A Chapter 7 bankruptcy can be a workable solution for a person going through financial hardship. The process allows an individual to discharge debts that they cannot realistically repay and get a way to start over.
However, the law protects some individuals and institutions and does not eliminate certain debts, even after successfully filing for Chapter 7.
Spousal maintenance and child support
A person cannot discharge the duty to pay support for children or a former spouse. While an ex may take legal action against a spouse in arrears on payments, the State of Minnesota no longer assesses interest charges for late child support payments.
Back taxes and customs from the previous three years
A person who goes through bankruptcy must pay most back taxes for income taxes, Social Security and tax penalties. The Internal Revenue Service may discharge tax debts over three years old unless it received the filings late. Sometimes, a bankrupted individual may be able to get an Offer in Compromise to settle tax debts for less than the owed amount.

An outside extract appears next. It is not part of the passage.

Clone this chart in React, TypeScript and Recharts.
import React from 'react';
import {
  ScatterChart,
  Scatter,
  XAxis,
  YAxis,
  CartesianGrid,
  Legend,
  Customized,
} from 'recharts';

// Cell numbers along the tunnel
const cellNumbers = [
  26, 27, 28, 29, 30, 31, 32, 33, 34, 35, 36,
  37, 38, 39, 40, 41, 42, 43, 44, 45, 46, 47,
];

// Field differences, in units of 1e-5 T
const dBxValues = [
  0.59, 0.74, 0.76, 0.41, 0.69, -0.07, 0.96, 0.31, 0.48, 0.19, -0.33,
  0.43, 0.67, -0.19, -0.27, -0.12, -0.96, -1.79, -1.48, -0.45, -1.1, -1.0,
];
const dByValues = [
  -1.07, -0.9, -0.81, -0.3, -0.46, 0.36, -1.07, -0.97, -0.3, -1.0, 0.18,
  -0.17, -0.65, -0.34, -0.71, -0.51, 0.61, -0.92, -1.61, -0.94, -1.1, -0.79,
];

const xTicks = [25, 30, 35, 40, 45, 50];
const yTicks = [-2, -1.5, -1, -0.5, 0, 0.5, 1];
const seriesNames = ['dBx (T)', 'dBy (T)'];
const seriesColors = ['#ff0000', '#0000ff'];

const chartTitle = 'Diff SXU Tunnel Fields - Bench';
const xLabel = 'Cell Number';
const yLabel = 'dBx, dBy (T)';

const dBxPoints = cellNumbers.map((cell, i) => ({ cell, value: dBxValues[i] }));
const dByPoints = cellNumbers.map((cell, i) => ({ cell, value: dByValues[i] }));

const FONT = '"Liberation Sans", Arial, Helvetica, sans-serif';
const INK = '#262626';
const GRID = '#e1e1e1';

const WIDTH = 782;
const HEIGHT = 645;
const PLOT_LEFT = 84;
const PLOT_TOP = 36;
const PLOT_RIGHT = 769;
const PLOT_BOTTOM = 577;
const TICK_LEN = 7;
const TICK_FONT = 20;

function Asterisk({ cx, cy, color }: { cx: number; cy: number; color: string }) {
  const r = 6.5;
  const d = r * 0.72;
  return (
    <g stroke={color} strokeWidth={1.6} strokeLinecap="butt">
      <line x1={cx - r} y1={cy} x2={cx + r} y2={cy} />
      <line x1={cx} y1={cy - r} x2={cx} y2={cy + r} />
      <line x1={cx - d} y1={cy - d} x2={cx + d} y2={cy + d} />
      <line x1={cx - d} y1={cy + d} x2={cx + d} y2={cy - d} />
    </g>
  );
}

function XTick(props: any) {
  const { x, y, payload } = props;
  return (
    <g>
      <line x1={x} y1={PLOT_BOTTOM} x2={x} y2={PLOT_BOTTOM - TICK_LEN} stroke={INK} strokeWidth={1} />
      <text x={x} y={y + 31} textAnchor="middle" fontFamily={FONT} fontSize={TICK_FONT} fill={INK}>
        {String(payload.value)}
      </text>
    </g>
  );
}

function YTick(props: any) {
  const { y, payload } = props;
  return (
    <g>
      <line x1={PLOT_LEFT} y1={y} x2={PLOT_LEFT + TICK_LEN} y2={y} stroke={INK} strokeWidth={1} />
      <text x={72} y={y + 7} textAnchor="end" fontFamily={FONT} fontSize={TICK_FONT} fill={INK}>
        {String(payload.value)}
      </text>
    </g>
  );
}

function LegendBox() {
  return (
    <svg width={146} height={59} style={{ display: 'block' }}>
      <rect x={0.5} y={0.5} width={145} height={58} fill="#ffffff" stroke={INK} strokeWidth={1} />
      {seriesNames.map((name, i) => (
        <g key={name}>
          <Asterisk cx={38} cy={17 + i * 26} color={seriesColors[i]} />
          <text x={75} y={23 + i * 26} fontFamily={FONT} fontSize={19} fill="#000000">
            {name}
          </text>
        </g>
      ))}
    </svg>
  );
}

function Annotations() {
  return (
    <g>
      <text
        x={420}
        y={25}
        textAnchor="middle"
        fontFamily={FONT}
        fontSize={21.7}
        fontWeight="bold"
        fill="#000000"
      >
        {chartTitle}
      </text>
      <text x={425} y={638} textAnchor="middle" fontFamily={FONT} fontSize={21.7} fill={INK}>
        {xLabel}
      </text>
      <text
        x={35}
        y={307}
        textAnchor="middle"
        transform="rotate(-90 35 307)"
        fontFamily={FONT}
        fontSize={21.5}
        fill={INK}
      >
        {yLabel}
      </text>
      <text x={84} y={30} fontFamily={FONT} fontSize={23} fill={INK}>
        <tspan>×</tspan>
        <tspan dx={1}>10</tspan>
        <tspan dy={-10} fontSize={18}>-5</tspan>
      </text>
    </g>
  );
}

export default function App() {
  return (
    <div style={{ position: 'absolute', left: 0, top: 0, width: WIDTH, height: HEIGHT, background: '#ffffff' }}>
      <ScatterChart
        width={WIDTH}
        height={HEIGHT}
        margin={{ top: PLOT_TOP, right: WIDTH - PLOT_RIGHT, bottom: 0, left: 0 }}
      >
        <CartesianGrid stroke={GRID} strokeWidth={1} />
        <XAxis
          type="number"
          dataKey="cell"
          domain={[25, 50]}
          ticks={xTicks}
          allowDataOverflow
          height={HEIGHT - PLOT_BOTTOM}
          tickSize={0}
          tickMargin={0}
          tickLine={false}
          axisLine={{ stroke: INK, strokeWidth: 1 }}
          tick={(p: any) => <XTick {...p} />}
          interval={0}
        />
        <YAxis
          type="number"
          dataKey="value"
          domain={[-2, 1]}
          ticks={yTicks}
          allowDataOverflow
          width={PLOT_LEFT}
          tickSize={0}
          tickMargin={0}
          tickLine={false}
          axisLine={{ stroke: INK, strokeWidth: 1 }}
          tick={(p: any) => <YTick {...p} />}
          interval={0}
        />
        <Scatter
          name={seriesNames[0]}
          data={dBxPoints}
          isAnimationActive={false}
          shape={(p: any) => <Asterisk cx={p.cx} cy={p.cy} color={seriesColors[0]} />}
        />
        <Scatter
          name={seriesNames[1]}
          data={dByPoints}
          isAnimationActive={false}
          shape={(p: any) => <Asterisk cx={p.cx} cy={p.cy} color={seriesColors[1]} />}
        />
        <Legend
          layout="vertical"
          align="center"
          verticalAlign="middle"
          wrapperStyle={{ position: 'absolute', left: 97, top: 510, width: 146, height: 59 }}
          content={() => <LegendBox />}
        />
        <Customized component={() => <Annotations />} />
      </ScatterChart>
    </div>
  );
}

Debt for willful and malicious injuries
A person cannot discharge the payment of damages for an intentionally harmful action against another. Such instances include physical attacks, as well as cases of larceny, fraud and embezzlement.
Excessive credit use shortly before filing for bankruptcy
Filing for bankruptcy is not a free pass to max out credit cards and other accounts. The court reviews a filer’s activity and can assert that irresponsible or unconscionable credit use is not subject to discharge.
Bankruptcy can help a person reset their life and finances, but some limitations exist. Before filing, a person should understand how bankruptcy can and cannot help them.